┌────────
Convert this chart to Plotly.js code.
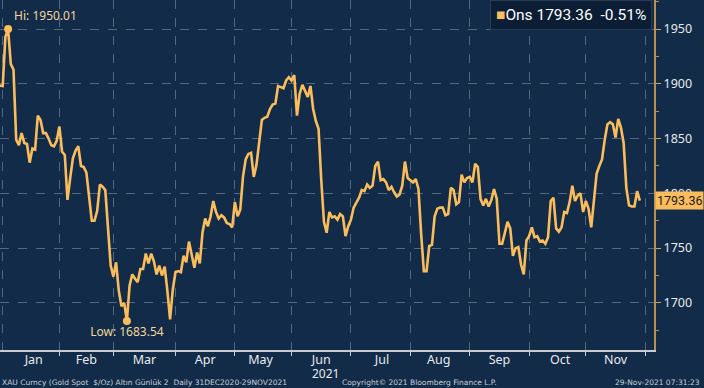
<!DOCTYPE html>
<html>
<head>
<meta charset="utf-8">
<script src="https://cdn.plot.ly/plotly-3.0.1.min.js"></script>
<style>html,body{margin:0;padding:0;background:#112b48;}#chart{width:704px;height:388px;}</style>
</head>
<body>
<div id="chart"></div>
<script>
// Gold spot (XAU) daily closes, weekdays 31 Dec 2020 – 29 Nov 2021
const startDate = '2020-12-31';
const dec2020 = [1898.36];
const jan = [1898, 1943, 1950.01, 1918, 1913, 1849, 1844, 1855, 1846, 1845, 1828, 1841, 1840, 1871, 1867, 1855, 1855, 1850, 1844, 1843, 1848];
const feb = [1861, 1838, 1835, 1794, 1814, 1832, 1839, 1843, 1825, 1824, 1819, 1799, 1775, 1775, 1784, 1808, 1806, 1803, 1770, 1734];
const mar = [1724, 1737, 1711, 1697, 1700, 1683.54, 1716, 1726, 1722, 1719, 1731, 1731, 1745, 1736, 1745, 1738, 1726, 1734, 1725, 1733, 1711, 1685, 1712];
const apr = [1728, 1729, 1728, 1743, 1737, 1756, 1744, 1732, 1746, 1736, 1764, 1777, 1770, 1779, 1793, 1783, 1777, 1780, 1778, 1773, 1772, 1769];
const may = [1792, 1779, 1785, 1815, 1831, 1836, 1837, 1815, 1826, 1844, 1867, 1869, 1870, 1877, 1881, 1882, 1898, 1897, 1896, 1903, 1906];
const jun = [1903, 1908, 1871, 1891, 1899, 1893, 1888, 1898, 1877, 1866, 1859, 1812, 1774, 1764, 1783, 1778, 1779, 1776, 1781, 1779, 1761, 1770];
const jul = [1776, 1787, 1791, 1796, 1803, 1802, 1808, 1805, 1807, 1825, 1829, 1812, 1813, 1810, 1803, 1806, 1801, 1797, 1799, 1807, 1829, 1814];
const aug = [1812, 1810, 1813, 1804, 1763, 1729, 1729, 1752, 1753, 1779, 1786, 1787, 1787, 1780, 1781, 1805, 1803, 1790, 1792, 1817, 1810, 1814];
const sep = [1815, 1810, 1827, 1824, 1795, 1789, 1795, 1788, 1794, 1804, 1795, 1754, 1754, 1764, 1774, 1768, 1743, 1750, 1751, 1735, 1726, 1757];
const oct = [1761, 1769, 1760, 1761, 1756, 1757, 1754, 1760, 1793, 1796, 1768, 1765, 1769, 1783, 1782, 1792, 1807, 1793, 1798, 1800, 1783];
const nov = [1793, 1786, 1769, 1793, 1818, 1825, 1831, 1849, 1863, 1865, 1863, 1851, 1868, 1860, 1846, 1805, 1789, 1788, 1788, 1802, 1793.36];

const seriesName = 'Ons';
const lastValue = '1793.36';
const changeText = '-0.51%';

const prices = [].concat(dec2020, jan, feb, mar, apr, may, jun, jul, aug, sep, oct, nov);

function weekdayDates(start, n) {
  const d = new Date(start + 'T00:00:00Z');
  const out = [];
  while (out.length < n) {
    const w = d.getUTCDay();
    if (w !== 0 && w !== 6) out.push(d.toISOString().slice(0, 10));
    d.setUTCDate(d.getUTCDate() + 1);
  }
  return out;
}
const dates = weekdayDates(startDate, prices.length);

let hiIdx = 0, loIdx = 0;
prices.forEach((v, i) => { if (v > prices[hiIdx]) hiIdx = i; if (v < prices[loIdx]) loIdx = i; });

const GOLD = '#fbbd5c';
const BG = '#112b48';
const GRID = 'rgba(165,180,200,0.45)';
const FONT = 'Noto Sans, DejaVu Sans, sans-serif';

const traces = [
  {
    x: dates, y: prices, type: 'scatter', mode: 'lines',
    line: {color: GOLD, width: 2.6}, hoverinfo: 'skip'
  },
  {
    x: [dates[hiIdx], dates[loIdx]],
    y: [prices[hiIdx], prices[loIdx]],
    type: 'scatter', mode: 'markers+text',
    marker: {color: GOLD, size: 8},
    text: ['Hi: ' + prices[hiIdx].toFixed(2), 'Low: ' + prices[loIdx].toFixed(2)],
    textposition: ['top right', 'bottom center'],
    textfont: {color: '#f3d69e', size: 12, family: FONT},
    hoverinfo: 'skip'
  }
];

const layout = {
  width: 704, height: 388,
  paper_bgcolor: BG, plot_bgcolor: BG,
  margin: {l: 0, r: 50, t: 0, b: 38},
  showlegend: false,
  xaxis: {
    type: 'date',
    range: ['2020-12-31', '2021-12-06 06:00'],
    rangebreaks: [{bounds: ['sat', 'mon']}],
    dtick: 'M1', tick0: '2021-01-01',
    ticklabelmode: 'period', tickformat: '%b',
    ticklabelstandoff: -7,
    showgrid: true, gridcolor: GRID, griddash: 'dash', gridwidth: 1,
    ticks: 'outside', ticklen: 4, tickcolor: '#c8ccd2',
    showline: true, linecolor: '#c8ccd2', linewidth: 2,
    tickfont: {color: '#e8eaec', size: 12.5, family: FONT},
    zeroline: false, fixedrange: true
  },
  yaxis: {
    side: 'right',
    range: [1657, 1976.5],
    dtick: 50, tick0: 1700,
    showgrid: true, gridcolor: GRID, griddash: 'dash', gridwidth: 1,
    ticks: 'outside', ticklen: 5, tickcolor: '#d8a350',
    showline: true, linecolor: '#b98f52', linewidth: 2,
    minor: {dtick: 25, ticks: 'outside', ticklen: 3, tickcolor: '#b98f52', showgrid: false},
    tickfont: {color: '#e8eaec', size: 12.5, family: FONT},
    zeroline: false, fixedrange: true
  },
  annotations: [
    {
      xref: 'paper', yref: 'paper', x: 0.997, y: 1.0, xanchor: 'right', yanchor: 'top',
      text: '<span style="color:' + GOLD + '">■</span>' + seriesName + '\u00a0' + lastValue + '\u00a0\u00a0' + changeText,
      showarrow: false, bgcolor: '#0b1e35', bordercolor: '#2a3d57', borderwidth: 1, borderpad: 5,
      font: {color: '#ffffff', size: 15.5, family: 'Roboto, Noto Sans, sans-serif'}
    },
    {
      xref: 'paper', yref: 'y', x: 1, y: prices[prices.length - 1], xanchor: 'left', yanchor: 'middle', xshift: 1,
      text: lastValue, showarrow: false, bgcolor: GOLD, borderpad: 1,
      font: {color: '#1a1a1a', size: 12.5, family: 'Roboto, Noto Sans, sans-serif'}
    },
    {
      xref: 'paper', yref: 'paper', x: 0.497, y: -0.067, xanchor: 'center', yanchor: 'middle',
      text: '2021', showarrow: false, font: {color: '#e8eaec', size: 12, family: FONT}
    },
    {
      xref: 'paper', yref: 'paper', x: 0, y: -0.094, xanchor: 'left', yanchor: 'middle',
      text: 'XAU Curncy (Gold Spot \u00a0$/Oz) Altın Günlük 2 \u00a0Daily 31DEC2020-29NOV2021',
      showarrow: false, font: {color: '#c9ced6', size: 7.5, family: 'DejaVu Sans, sans-serif'}
    },
    {
      xref: 'paper', yref: 'paper', x: 0.642, y: -0.094, xanchor: 'center', yanchor: 'middle',
      text: 'Copyright© 2021 Bloomberg Finance L.P.',
      showarrow: false, font: {color: '#c9ced6', size: 7.5, family: 'DejaVu Sans, sans-serif'}
    },
    {
      xref: 'paper', yref: 'paper', x: 1.073, y: -0.094, xanchor: 'right', yanchor: 'middle',
      text: '29-Nov-2021 07:31:23',
      showarrow: false, font: {color: '#c9ced6', size: 7.5, family: 'DejaVu Sans, sans-serif'}
    }
  ]
};

Plotly.newPlot('chart', traces, layout, {displayModeBar: false, staticPlot: true});
</script>
</body>
</html>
└────────
Copy the material exactly. Do not include the pictures.

Convert this chart to Plotly.js code.
<!DOCTYPE html>
<html>
<head>
<meta charset="utf-8">
<script src="https://cdn.plot.ly/plotly-3.0.1.min.js"></script>
<style>html,body{margin:0;padding:0;background:#112b48;}#chart{width:704px;height:388px;}</style>
</head>
<body>
<div id="chart"></div>
<script>
// Gold spot (XAU) daily closes, weekdays 31 Dec 2020 – 29 Nov 2021
const startDate = '2020-12-31';
const dec2020 = [1898.36];
const jan = [1898, 1943, 1950.01, 1918, 1913, 1849, 1844, 1855, 1846, 1845, 1828, 1841, 1840, 1871, 1867, 1855, 1855, 1850, 1844, 1843, 1848];
const feb = [1861, 1838, 1835, 1794, 1814, 1832, 1839, 1843, 1825, 1824, 1819, 1799, 1775, 1775, 1784, 1808, 1806, 1803, 1770, 1734];
const mar = [1724, 1737, 1711, 1697, 1700, 1683.54, 1716, 1726, 1722, 1719, 1731, 1731, 1745, 1736, 1745, 1738, 1726, 1734, 1725, 1733, 1711, 1685, 1712];
const apr = [1728, 1729, 1728, 1743, 1737, 1756, 1744, 1732, 1746, 1736, 1764, 1777, 1770, 1779, 1793, 1783, 1777, 1780, 1778, 1773, 1772, 1769];
const may = [1792, 1779, 1785, 1815, 1831, 1836, 1837, 1815, 1826, 1844, 1867, 1869, 1870, 1877, 1881, 1882, 1898, 1897, 1896, 1903, 1906];
const jun = [1903, 1908, 1871, 1891, 1899, 1893, 1888, 1898, 1877, 1866, 1859, 1812, 1774, 1764, 1783, 1778, 1779, 1776, 1781, 1779, 1761, 1770];
const jul = [1776, 1787, 1791, 1796, 1803, 1802, 1808, 1805, 1807, 1825, 1829, 1812, 1813, 1810, 1803, 1806, 1801, 1797, 1799, 1807, 1829, 1814];
const aug = [1812, 1810, 1813, 1804, 1763, 1729, 1729, 1752, 1753, 1779, 1786, 1787, 1787, 1780, 1781, 1805, 1803, 1790, 1792, 1817, 1810, 1814];
const sep = [1815, 1810, 1827, 1824, 1795, 1789, 1795, 1788, 1794, 1804, 1795, 1754, 1754, 1764, 1774, 1768, 1743, 1750, 1751, 1735, 1726, 1757];
const oct = [1761, 1769, 1760, 1761, 1756, 1757, 1754, 1760, 1793, 1796, 1768, 1765, 1769, 1783, 1782, 1792, 1807, 1793, 1798, 1800, 1783];
const nov = [1793, 1786, 1769, 1793, 1818, 1825, 1831, 1849, 1863, 1865, 1863, 1851, 1868, 1860, 1846, 1805, 1789, 1788, 1788, 1802, 1793.36];

const seriesName = 'Ons';
const lastValue = '1793.36';
const changeText = '-0.51%';

const prices = [].concat(dec2020, jan, feb, mar, apr, may, jun, jul, aug, sep, oct, nov);

function weekdayDates(start, n) {
  const d = new Date(start + 'T00:00:00Z');
  const out = [];
  while (out.length < n) {
    const w = d.getUTCDay();
    if (w !== 0 && w !== 6) out.push(d.toISOString().slice(0, 10));
    d.setUTCDate(d.getUTCDate() + 1);
  }
  return out;
}
const dates = weekdayDates(startDate, prices.length);

let hiIdx = 0, loIdx = 0;
prices.forEach((v, i) => { if (v > prices[hiIdx]) hiIdx = i; if (v < prices[loIdx]) loIdx = i; });

const GOLD = '#fbbd5c';
const BG = '#112b48';
const GRID = 'rgba(165,180,200,0.45)';
const FONT = 'Noto Sans, DejaVu Sans, sans-serif';

const traces = [
  {
    x: dates, y: prices, type: 'scatter', mode: 'lines',
    line: {color: GOLD, width: 2.6}, hoverinfo: 'skip'
  },
  {
    x: [dates[hiIdx], dates[loIdx]],
    y: [prices[hiIdx], prices[loIdx]],
    type: 'scatter', mode: 'markers+text',
    marker: {color: GOLD, size: 8},
    text: ['Hi: ' + prices[hiIdx].toFixed(2), 'Low: ' + prices[loIdx].toFixed(2)],
    textposition: ['top right', 'bottom center'],
    textfont: {color: '#f3d69e', size: 12, family: FONT},
    hoverinfo: 'skip'
  }
];

const layout = {
  width: 704, height: 388,
  paper_bgcolor: BG, plot_bgcolor: BG,
  margin: {l: 0, r: 50, t: 0, b: 38},
  showlegend: false,
  xaxis: {
    type: 'date',
    range: ['2020-12-31', '2021-12-06 06:00'],
    rangebreaks: [{bounds: ['sat', 'mon']}],
    dtick: 'M1', tick0: '2021-01-01',
    ticklabelmode: 'period', tickformat: '%b',
    ticklabelstandoff: -7,
    showgrid: true, gridcolor: GRID, griddash: 'dash', gridwidth: 1,
    ticks: 'outside', ticklen: 4, tickcolor: '#c8ccd2',
    showline: true, linecolor: '#c8ccd2', linewidth: 2,
    tickfont: {color: '#e8eaec', size: 12.5, family: FONT},
    zeroline: false, fixedrange: true
  },
  yaxis: {
    side: 'right',
    range: [1657, 1976.5],
    dtick: 50, tick0: 1700,
    showgrid: true, gridcolor: GRID, griddash: 'dash', gridwidth: 1,
    ticks: 'outside', ticklen: 5, tickcolor: '#d8a350',
    showline: true, linecolor: '#b98f52', linewidth: 2,
    minor: {dtick: 25, ticks: 'outside', ticklen: 3, tickcolor: '#b98f52', showgrid: false},
    tickfont: {color: '#e8eaec', size: 12.5, family: FONT},
    zeroline: false, fixedrange: true
  },
  annotations: [
    {
      xref: 'paper', yref: 'paper', x: 0.997, y: 1.0, xanchor: 'right', yanchor: 'top',
      text: '<span style="color:' + GOLD + '">■</span>' + seriesName + '\u00a0' + lastValue + '\u00a0\u00a0' + changeText,
      showarrow: false, bgcolor: '#0b1e35', bordercolor: '#2a3d57', borderwidth: 1, borderpad: 5,
      font: {color: '#ffffff', size: 15.5, family: 'Roboto, Noto Sans, sans-serif'}
    },
    {
      xref: 'paper', yref: 'y', x: 1, y: prices[prices.length - 1], xanchor: 'left', yanchor: 'middle', xshift: 1,
      text: lastValue, showarrow: false, bgcolor: GOLD, borderpad: 1,
      font: {color: '#1a1a1a', size: 12.5, family: 'Roboto, Noto Sans, sans-serif'}
    },
    {
      xref: 'paper', yref: 'paper', x: 0.497, y: -0.067, xanchor: 'center', yanchor: 'middle',
      text: '2021', showarrow: false, font: {color: '#e8eaec', size: 12, family: FONT}
    },
    {
      xref: 'paper', yref: 'paper', x: 0, y: -0.094, xanchor: 'left', yanchor: 'middle',
      text: 'XAU Curncy (Gold Spot \u00a0$/Oz) Altın Günlük 2 \u00a0Daily 31DEC2020-29NOV2021',
      showarrow: false, font: {color: '#c9ced6', size: 7.5, family: 'DejaVu Sans, sans-serif'}
    },
    {
      xref: 'paper', yref: 'paper', x: 0.642, y: -0.094, xanchor: 'center', yanchor: 'middle',
      text: 'Copyright© 2021 Bloomberg Finance L.P.',
      showarrow: false, font: {color: '#c9ced6', size: 7.5, family: 'DejaVu Sans, sans-serif'}
    },
    {
      xref: 'paper', yref: 'paper', x: 1.073, y: -0.094, xanchor: 'right', yanchor: 'middle',
      text: '29-Nov-2021 07:31:23',
      showarrow: false, font: {color: '#c9ced6', size: 7.5, family: 'DejaVu Sans, sans-serif'}
    }
  ]
};

Plotly.newPlot('chart', traces, layout, {displayModeBar: false, staticPlot: true});
</script>
</body>
</html>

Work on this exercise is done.